Bermain peran merupakan satu metode yang sangat baik dalam pembelajaran bahasa asing kedua. Hal ini diungkapkan oleh Tompkins (1998). Metode ini memberikan semangat untuk berfikir dan berkreativitas serta memberikan kesempatan pembelajar untuk mengembangkan dan melatih keterampilan berbahasa dan kemampuan bertingkah laku dalam situasi yang lebih nyata. Bonnet (2000) dalam laporan hasil penelitiannya menulis, bahwa dengan bermain peran dan berdebat siswa meningkatkan kepercayaan diri mereka untuk berbicara dan berdebat. Seperti pendapat Rebaud dan Sauvé yang dikutip Bonnet, permainan-permainan semacam ini dapat membantu dalam mengungkapkan pendapat, improvisasi, mendengar dan memahami sudut pandang orang lain.
Selain itu, permainan ini juga membantu siswa untuk mengembangkan sikap toleransi dan dalam membuat keputusan. Hal ini akan menuntun siswa untuk berfikir mandiri.

Kekurangan Role playing.

Menurut Blatner, Role playing merupakan teknologi mengintensifkan dan mengakselerasikan pembelajaran. Selain memiliki banyak manfaat, metode ini juga memiliki kekurangan.
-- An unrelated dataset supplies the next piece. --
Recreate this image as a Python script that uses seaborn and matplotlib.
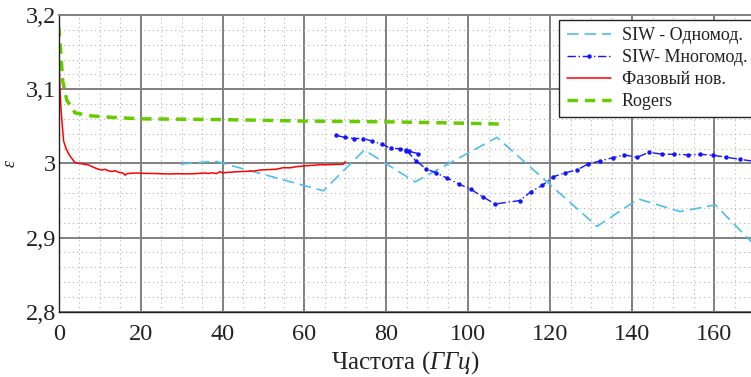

Kekurangan yang diungkap oleh Blatner antara lain:

1. Bermain peran merupakan satu metode belajar yang memungkinkan adanya improvisasi dari para pelakunya. Kemampuan untuk melakukan improvisasi ini menuntut rasa keamanan, sehingga pengajar harus memberikan kesempatan kepada mahasiswa untuk mempelajari peran yang diberikan lebih dulu (warming-up process). Warming-up ini sebenarnya sudah merupakan bagian dari bermain peran itu sendiri, sehingga waktu akan terkurangi.
2. Adanya anggapan bahwa kemampuan interpersonal lebih mudah dari kemampuan teknis, sehingga mereka cenderung berfikir mampu melakukan Role playing meski mereka belum pernah memperoleh materi/tema yang akan diperankan.

Kaplan, seperti dikutip Tompkins (1998) mengatakan bahwa bermain peran semata-mata hanya terfokus pada tema-tema yang ditentukan yang menggunakan kosakata untuk bidang-bidang tertentu, dan tidak menangkap spontanitas dalam percakapan sehari-hari. Selain itu mahasiswa juga mendapatkan tugas yang mungkin mereka tidak terbiasa.